Though of course, having both high level arcane and divine casters working together, is even more impressive. Traps with healing, and teleportation circles are both together very valuable things, so having both is nice.

----------


## Drahoskcor

I should have joined this years ago. I'll pretend I was being cautious.

This thread and the previous year threads that I skimmed through have a lot of information, but I don't know how much of it I can trust in character. By the rules posted, it seems like we're talking about at least three parallel worlds and there's always a possibility that each character created by these posts is living in an entirely different world.
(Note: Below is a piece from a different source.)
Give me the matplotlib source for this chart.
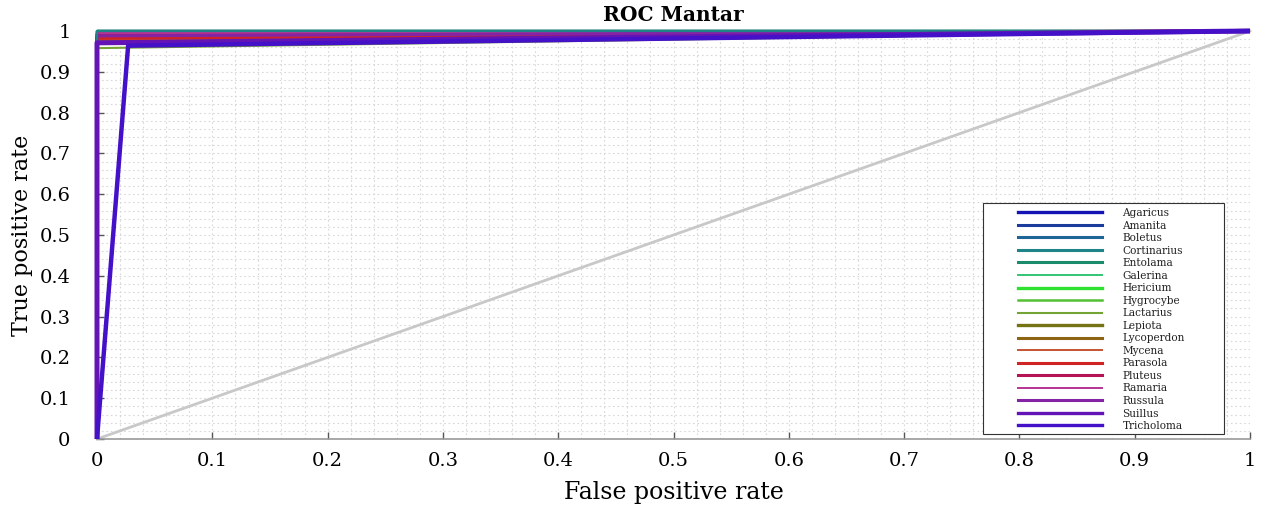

If this were real, I'd have to stress test my abilities and be very careful about going public. So here we go.

3.5

Erudite 1 (trading my 2 class feats for Convert Spell to Power and Favored Discipline (Telepath))

For my human bonus feat, I take Imprint Stone. For my level one feat, I'll go ahead and take Psicrystal Affinity and get a pet rock with a Friendly personality. I have enough flaws already. If the rock gets a feat, it takes Hidden Talent (Create Sound) so it can talk twice a day.

Since I'm middle aged by 3.5 standards my stats, which I understand are used for all my character sheet stuff and also layered on top of my real life abilities, are:

Str 9, Dex 10, Con 11, Int 14, Wis 10, Cha 9

That gives me 20 points for skills, and I put 4 in each of Concentration, Psicraft, Spellcraft, and Craft (Sculpting). I spend one each on Knowledge (Psionics), Knowledge (Arcana), Gather Information, and Decipher Script.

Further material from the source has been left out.